Hello All! I know many of you raced in yesterday’s Fearless Women’s Team Championships. I would like to share my reflections after yesterday’s race as it might help you reflect about your own races.
I did the 50-mile distance in the A group with 2 other teammates. They are outstanding racers IRL - both hold Colorado State Championship titles and placed in the top 5 at US Nationals (road). Among the three of us, one is a Climber (she won last year’s Mount Evan’s Hill Climb, the highest paved road in the United States, starting at an altitude of 7,540 feet (2,298 meters) and terminating at 14,130 feet (4,306 meters)), and the other two are Puncheurs.
Knowing how Zwift racing works, I knew a 50-mile flat race would be tough for us, as this type of race favours those who are more steady riders and can put down consistent amounts of high power for a long period of time. So even though my team mates are amazing racers, this was going to be different for them. Riders who are not like that can manage a flat race in Zwift better if it is a shorter distance. The Zwift races that would be more suitable to me and my two team mates are those with climbs and more rollers/punchy terrain.
I knew all of this before signing up, but I wanted to support the event and I love to see so many women come together!!
The race started off hard but not too hard, and I was in the front group for a while and then the second (chase) group with my team mates. But then one of them had a glitch and dropped from the race. In the process of texting with her to help her see if she could get back in, I dropped myself from the chase group. At that point, I knew we would be DQ’d (you needed to have 3 teammates finish to count in results), so I stopped working hard and just rode the rest of the distance cheering other riders on, and being bored out of my mind.
At this point you might be asking yourself why I gave up on the race. Well, I did not have the right mindset from the start. First, I did not like the idea of doing a 50-mile race in Zwift, because it becomes an endurance event, and I do not enjoy long Zwift events. I can do a 50, 60, 100 mile race IRL no problem, but in Zwift I simply do not enjoy it. I was hoping to race in B (shorter distance) but the silly w/kg FTP rule for categories put me in A (that’s another discussion altogether and I will start doing the AGES races from now on as I love the idea of age groups).
Second, I kept thinking to myself how I was sort of wasting a day of training because all I was doing is ride tempo for 2hs, and how that is only going to make me fatigued without any meaningful stimulus for growth (I know, this is where being a coach is a detriment- I was picturing my power graph in my head!!!), and how I’d rather be doing hard intervals, and how my legs were going to be tired for no reason, and how I still had strength training to do a few hours later, bla bla bla… lots of negative mental talk!!
Here is my power graph.
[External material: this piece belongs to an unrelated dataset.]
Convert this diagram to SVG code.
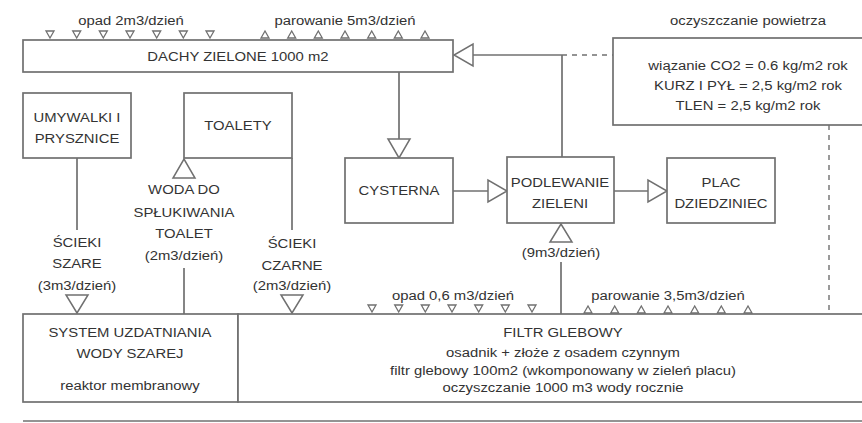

The red line is the equivalent of about 90% of FTP and the top line is my threshold. As you can see, I spent very little time at or above threshold, even when I was in the front group at the start.
That is because of the way Zwift works… it is a discipline in and on itself, and very different than any other discipline of racing such as road, crit, cyclocross, mountain, track, etc.
So please keep this in mind as you reflect on your own Zwift races. It is not a reflection of how you would perform on a race outdoors.
Of course, you can use these races to challenge yourself, have fun with friends, train endurance, and even compare your previous performances with future ones. But keep in mind that they do not define you, and they are also not the same as training.
At the end, as I went to Strava and saw the overwhelming support that all the women gave one another, it made me see the other side of it, the non-training side, which is the community and encouragement that come from these events - and that is AWESOME!!!